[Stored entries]

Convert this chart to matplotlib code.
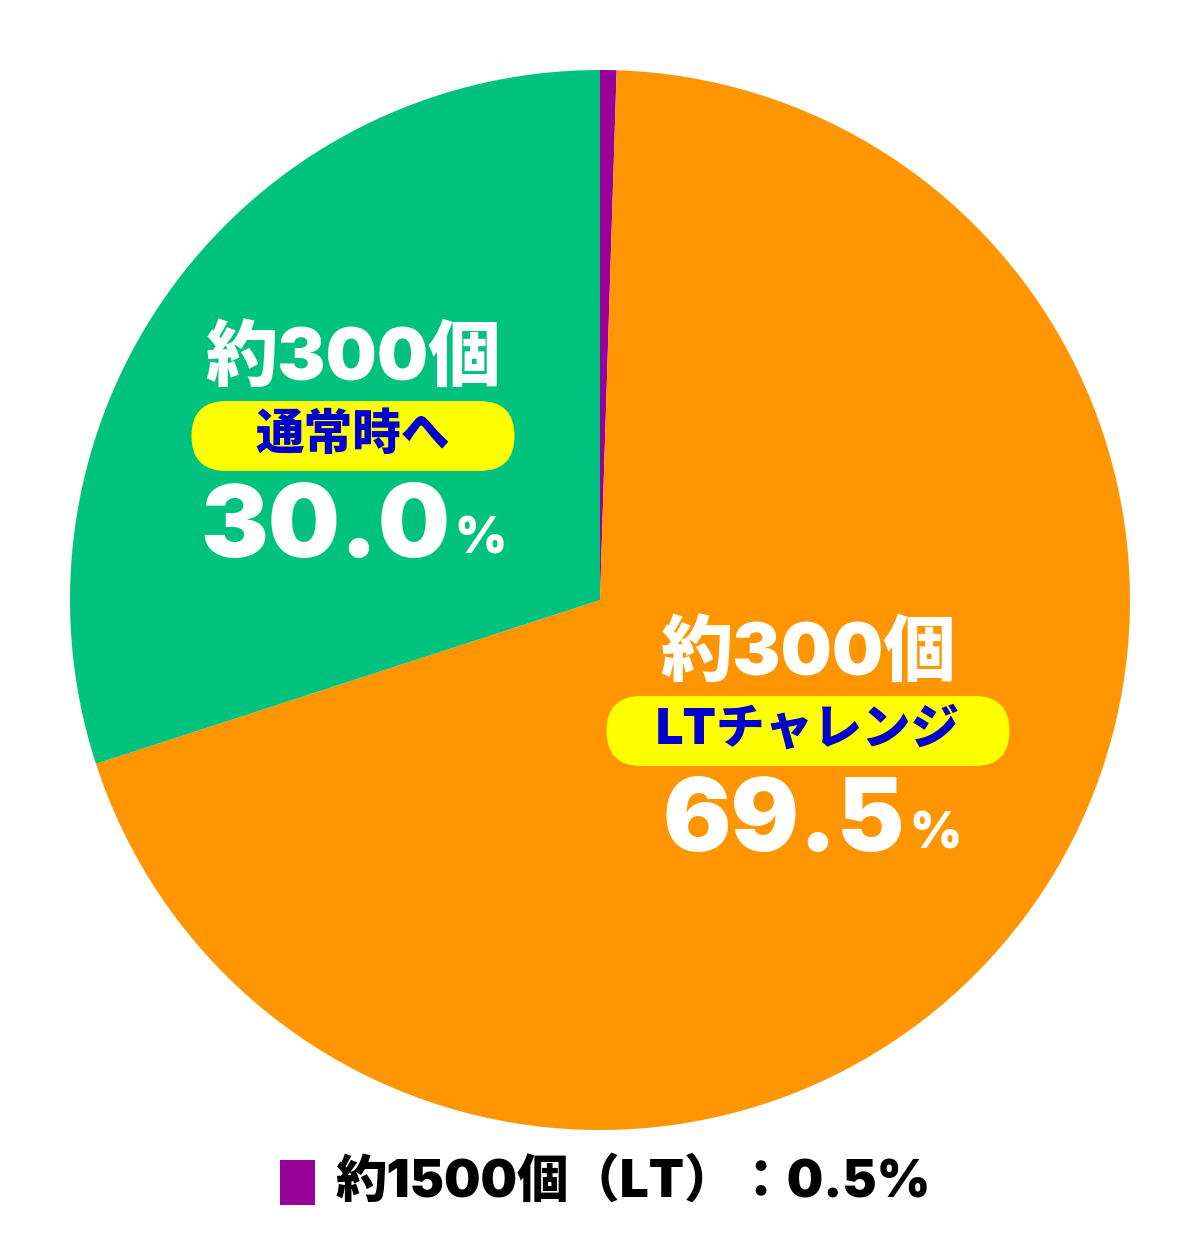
import matplotlib.pyplot as plt
from matplotlib.patches import FancyBboxPatch, Rectangle

plt.rcParams['font.family'] = ['Inter', 'Noto Sans CJK JP', 'DejaVu Sans']

# data
labels = ["約1500個（LT）", "LTチャレンジ", "通常時へ"]
counts = ["約1500個", "約300個", "約300個"]
shares = [0.5, 69.5, 30.0]
colors = ["#990099", "#FF9500", "#00C27F"]

W, H = 1200, 1249
fig = plt.figure(figsize=(W / 100, H / 100), dpi=100)
ax = fig.add_axes([0, 0, 1, 1])

cx, cy, r = 600, H - 600, 530
ax.pie(shares, colors=colors, startangle=90, counterclock=False,
       center=(cx, cy), radius=r, frame=True,
       wedgeprops=dict(linewidth=0))
ax.set_xlim(0, W)
ax.set_ylim(0, H)
ax.set_aspect('equal')
ax.axis('off')


def slice_label(x, y, count, name, share, box_w):
    # count line
    ax.text(x, y + 76, count, ha='center', va='center', color='white',
            fontsize=52, fontweight='black')
    # yellow pill with slice name
    pill = FancyBboxPatch((x - box_w / 2, y - 35), box_w, 70,
                          boxstyle="round,pad=0,rounding_size=35",
                          fc="#FFFF00", ec="none")
    ax.add_patch(pill)
    ax.text(x, y, name, ha='center', va='center', color='#0000CC',
            fontsize=35, fontweight='black')
    # share line
    ax.text(x + 97, y - 94, f"{share:.1f}", ha='right', va='center',
            color='white', fontsize=73, fontweight='black')
    ax.text(x + 101, y - 104, "%", ha='left', va='center',
            color='white', fontsize=36, fontweight='black')


slice_label(353, H - 436, counts[2], labels[2], shares[2], 323)
slice_label(808, H - 731, counts[1], labels[1], shares[1], 403)

# legend for the tiny slice
ax.add_patch(Rectangle((280, H - 1205), 35, 45, fc=colors[0], ec='none'))
ax.text(335, H - 1183, f"{labels[0]}：{shares[0]:.1f}%", ha='left',
        va='center', color='black', fontsize=37, fontweight='black')

fig.savefig("out.png", dpi=100, facecolor='white')
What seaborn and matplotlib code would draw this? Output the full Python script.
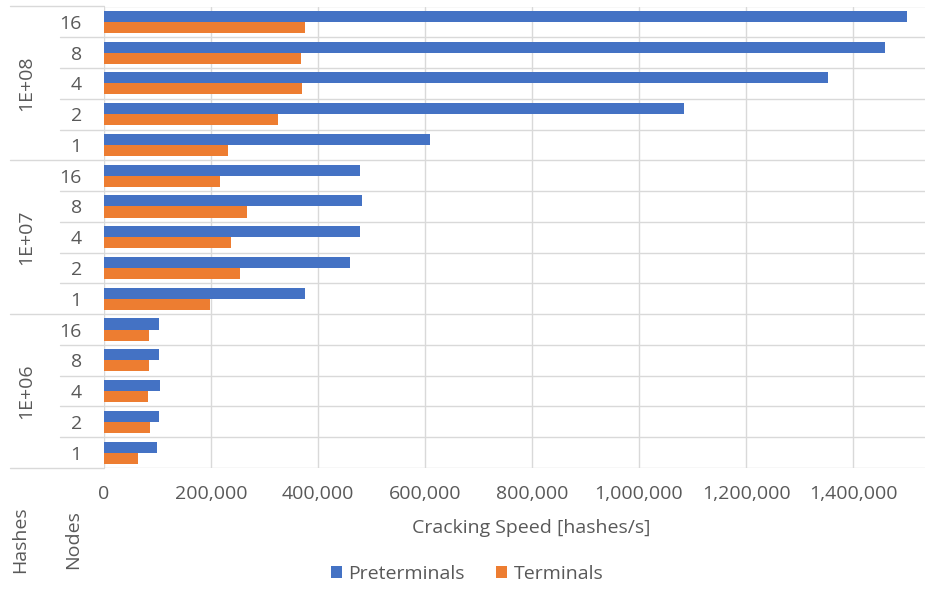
import matplotlib
matplotlib.use("Agg")
import matplotlib.pyplot as plt
import matplotlib.transforms as mtransforms
from matplotlib.lines import Line2D
from matplotlib.patches import Patch
from matplotlib.text import Text
from matplotlib.ticker import FuncFormatter
import seaborn as sns
import pandas as pd

# Cracking speed per hash count and node count
hashes = ["1E+08", "1E+07", "1E+06"]
nodes = ["16", "8", "4", "2", "1"]
series = ["Preterminals", "Terminals"]

preterminals_1e8 = [1501000, 1459000, 1354000, 1084000, 610000]
terminals_1e8 = [376000, 369000, 371000, 326000, 231000]
preterminals_1e7 = [479000, 483000, 479000, 459000, 376000]
terminals_1e7 = [217000, 268000, 238000, 254000, 199000]
preterminals_1e6 = [103000, 103000, 105000, 103000, 99000]
terminals_1e6 = [84000, 84000, 82000, 86000, 64000]

x_ticks = [0, 200000, 400000, 600000, 800000, 1000000, 1200000, 1400000]

values = {
    ("1E+08", "Preterminals"): preterminals_1e8,
    ("1E+08", "Terminals"): terminals_1e8,
    ("1E+07", "Preterminals"): preterminals_1e7,
    ("1E+07", "Terminals"): terminals_1e7,
    ("1E+06", "Preterminals"): preterminals_1e6,
    ("1E+06", "Terminals"): terminals_1e6,
}

records = []
for h in hashes:
    for i, n in enumerate(nodes):
        for s in series:
            records.append({"row": f"{h}|{n}", "hashes": h, "nodes": n,
                            "series": s, "speed": values[(h, s)][i]})
df = pd.DataFrame(records)
row_order = [f"{h}|{n}" for h in hashes for n in nodes]

BLUE = "#4472C4"
ORANGE = "#ED7D31"
GRID = "#D9D9D9"
TEXT = "#595959"

sns.set_style("white")
plt.rcParams["font.family"] = ["Open Sans", "DejaVu Sans"]
FS = 14

W, H = 925, 589
fig = plt.figure(figsize=(W / 100, H / 100), dpi=100)

ax_left, ax_right = 104, 960
ax_top, ax_bottom = 6.5, 468
ax = fig.add_axes([ax_left / W, 1 - ax_bottom / H,
                   (ax_right - ax_left) / W, (ax_bottom - ax_top) / H])

sns.barplot(data=df, x="speed", y="row", hue="series", order=row_order,
            hue_order=series, palette=[BLUE, ORANGE], orient="h",
            width=0.72, saturation=1, linewidth=0, legend=False, ax=ax)

ax.set_xlim(0, 1600000)
ax.set_ylim(len(row_order) - 0.5, -0.5)
ax.set_xticks(x_ticks)
ax.xaxis.set_major_formatter(FuncFormatter(lambda v, p: f"{int(v):,}"))
ax.set_yticks(range(len(row_order)))
ax.set_yticklabels([r.split("|")[1] for r in row_order])
ax.tick_params(axis="x", length=0, pad=12, labelsize=FS, labelcolor=TEXT)
ax.tick_params(axis="y", length=0, pad=16, labelsize=FS, labelcolor=TEXT)
ax.set_xlabel("")
ax.set_ylabel("")
for sp in ax.spines.values():
    sp.set_visible(False)

# vertical value grid
ax.set_axisbelow(True)
ax.xaxis.grid(True, color=GRID, lw=1)
ax.yaxis.grid(False)

# row separators, extended into the category label area
trans = mtransforms.blended_transform_factory(fig.transFigure, ax.transData)
for b in range(len(row_order) + 1):
    y = b - 0.5
    ax.axhline(y, color=GRID, lw=1, zorder=0.5)
    x0 = 10 if b % len(nodes) == 0 else 60
    fig.add_artist(Line2D([x0 / W, ax_left / W], [y, y], transform=trans,
                          color=GRID, lw=1))

# outer category labels (hash counts)
for gi, h in enumerate(hashes):
    yc = gi * len(nodes) + (len(nodes) - 1) / 2
    fig.add_artist(Text(26 / W, yc, h, transform=trans, rotation=90,
                        ha="center", va="center", fontsize=FS, color=TEXT))

# axis title and field labels
fig.text(531 / W, 1 - 528 / H, "Cracking Speed [hashes/s]", ha="center",
         va="center", fontsize=FS, color=TEXT)
fig.text(20 / W, 1 - 540 / H, "Hashes", rotation=90, ha="center",
         va="center", fontsize=FS, color=TEXT)
fig.text(73 / W, 1 - 540 / H, "Nodes", rotation=90, ha="center",
         va="center", fontsize=FS, color=TEXT)

handles = [Patch(facecolor=BLUE, edgecolor="none", label="Preterminals"),
           Patch(facecolor=ORANGE, edgecolor="none", label="Terminals")]
leg = fig.legend(handles=handles, loc="center", ncol=2,
                 bbox_to_anchor=(467 / W, 1 - 574 / H), frameon=False,
                 fontsize=FS, handlelength=0.55, handleheight=0.55,
                 handletextpad=0.35, columnspacing=1.6)
for t in leg.get_texts():
    t.set_color(TEXT)

fig.savefig("out.png", dpi=100, facecolor="white")
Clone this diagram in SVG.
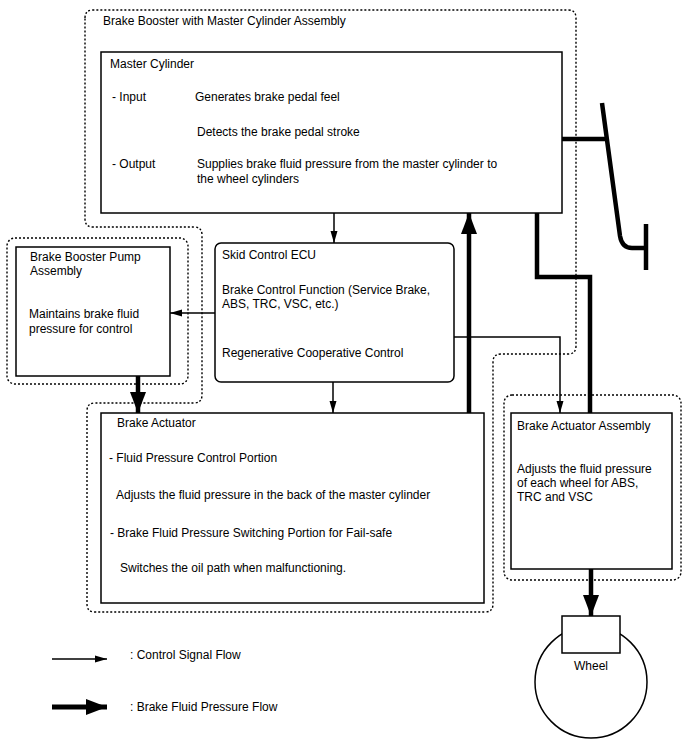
<svg xmlns="http://www.w3.org/2000/svg" width="688" height="755" viewBox="0 0 688 755">
<style>
text{font-family:"Liberation Sans",Arial,sans-serif;font-size:12px;fill:#000}
.box{fill:#fff;stroke:#000;stroke-width:1.5}
.dot{fill:none;stroke:#000;stroke-width:1.4;stroke-dasharray:2,2}
.thin{fill:none;stroke:#000;stroke-width:1.5}
.thick{fill:none;stroke:#000;stroke-width:4.5}
</style>
<defs>
<marker id="ah" markerUnits="userSpaceOnUse" markerWidth="12" markerHeight="8" refX="12" refY="4" orient="auto"><path d="M0,0.5 L12,4 L0,7.5 z" fill="#000"/></marker>
<marker id="AH" markerUnits="userSpaceOnUse" markerWidth="21" markerHeight="18" refX="21" refY="9" orient="auto"><path d="M0,1 L21,9 L0,17 z" fill="#000"/></marker>
</defs>
<g id="assembly-outline">
<path class="dot" d="M85,18 Q85,10 93,10 L568,10 Q576,10 576,18 L576,346 Q576,354 568,354 L501,354 Q493,354 493,362 L493,604 Q493,612 485,612 L95,612 Q87,612 87,604 L87,411 Q87,403 95,403 L194,403 Q202,403 202,395 L202,235 Q202,227 194,227 L93,227 Q85,227 85,219 Z"/>
<text x="103" y="25">Brake Booster with Master Cylinder Assembly</text>
</g>
<g id="connectors">
<line class="thin" x1="334" y1="213" x2="334" y2="243" marker-end="url(#ah)"/>
<line class="thin" x1="333" y1="382" x2="333" y2="413" marker-end="url(#ah)"/>
<line class="thin" x1="215" y1="313" x2="170" y2="313" marker-end="url(#ah)"/>
<polyline class="thin" points="454,337 560,337 560,413" marker-end="url(#ah)"/>
<line class="thick" x1="469" y1="413" x2="469" y2="213" marker-end="url(#AH)"/>
<line class="thick" x1="138" y1="376" x2="138" y2="413" marker-end="url(#AH)"/>
<polyline class="thick" points="537,213 537,277 590,277 590,413"/>
<line class="thick" x1="591" y1="569" x2="591" y2="616" marker-end="url(#AH)"/>
<line class="thick" x1="562" y1="139" x2="605" y2="139"/>
</g>
<g id="pedal">
<path class="thick" d="M602,103 L620,236 Q622,248 632,248 L646,248"/>
<line class="thick" x1="646" y1="224" x2="646" y2="270"/>
</g>
<g id="master-cylinder">
<rect class="box" x="101" y="52" width="461" height="161"/>
<text x="110" y="68">Master Cylinder</text>
<text x="112" y="101">- Input</text>
<text x="195" y="101">Generates brake pedal feel</text>
<text x="197" y="136">Detects the brake pedal stroke</text>
<text x="112" y="168">- Output</text>
<text x="197" y="168">Supplies brake fluid pressure from the master cylinder to</text>
<text x="197" y="183">the wheel cylinders</text>
</g>
<g id="pump">
<rect class="dot" x="7" y="238" width="181" height="146" rx="8"/>
<rect class="box" x="16" y="247" width="154" height="129"/>
<text x="30" y="261">Brake Booster Pump</text>
<text x="30" y="275">Assembly</text>
<text x="29" y="318">Maintains brake fluid</text>
<text x="29" y="333">pressure for control</text>
</g>
<g id="ecu">
<rect class="box" x="215" y="243" width="239" height="139" rx="6"/>
<text x="222" y="259">Skid Control ECU</text>
<text x="222" y="294">Brake Control Function (Service Brake,</text>
<text x="222" y="308">ABS, TRC, VSC, etc.)</text>
<text x="222" y="357">Regenerative Cooperative Control</text>
</g>
<g id="brake-actuator">
<rect class="box" x="101" y="413" width="383" height="190"/>
<text x="117" y="427">Brake Actuator</text>
<text x="109" y="462">- Fluid Pressure Control Portion</text>
<text x="116" y="499">Adjusts the fluid pressure in the back of the master cylinder</text>
<text x="110" y="537">- Brake Fluid Pressure Switching Portion for Fail-safe</text>
<text x="120" y="572">Switches the oil path when malfunctioning.</text>
</g>
<g id="actuator-assembly">
<rect class="dot" x="504" y="395" width="177" height="185" rx="8"/>
<rect class="box" x="511" y="413" width="161" height="156"/>
<text x="517" y="430">Brake Actuator Assembly</text>
<text x="517" y="473">Adjusts the fluid pressure</text>
<text x="517" y="487">of each wheel for ABS,</text>
<text x="517" y="501">TRC and VSC</text>
</g>
<g id="wheel">
<circle cx="591" cy="682" r="56" fill="#fff" stroke="#000" stroke-width="1.5"/>
<rect class="box" x="562" y="616" width="58" height="37"/>
<text x="591" y="670" text-anchor="middle">Wheel</text>
</g>
<g id="legend">
<line class="thin" x1="52" y1="659" x2="107" y2="659" marker-end="url(#ah)"/>
<text x="130" y="659">: Control Signal Flow</text>
<line x1="52" y1="707" x2="107" y2="707" stroke="#000" stroke-width="5" marker-end="url(#AH)"/>
<text x="130" y="711">: Brake Fluid Pressure Flow</text>
</g>
</svg>
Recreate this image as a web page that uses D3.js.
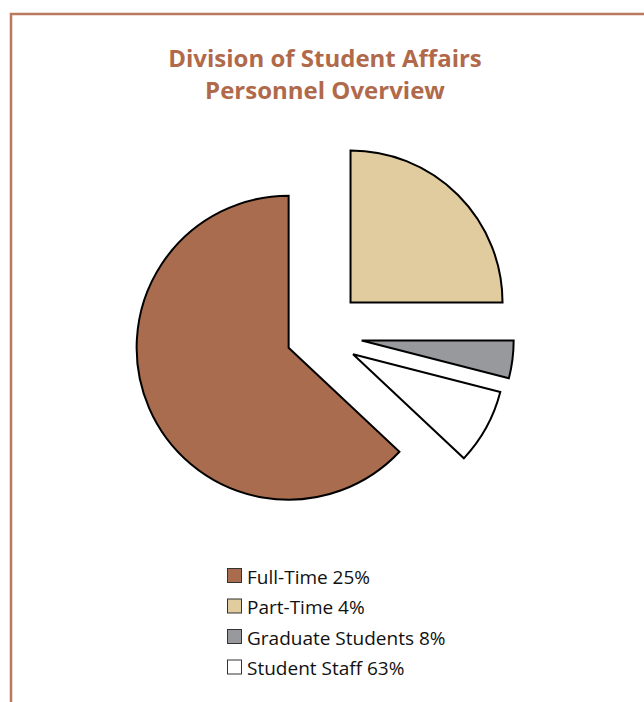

TASK TO CARRY OUT —
Among the lines of the material, find those that hold the word "matplotlib" and copy them.

TASK SOLUTION —
Convert this chart to matplotlib code.
import matplotlib.pyplot as plt
from matplotlib.patches import FancyBboxPatch, Rectangle
What seaborn and matplotlib code would draw this? Output the full Python script.
import matplotlib
matplotlib.use("Agg")
import matplotlib.pyplot as plt
import matplotlib.transforms as mtransforms
from matplotlib.lines import Line2D
from matplotlib.patches import Patch
from matplotlib.text import Text
from matplotlib.ticker import FuncFormatter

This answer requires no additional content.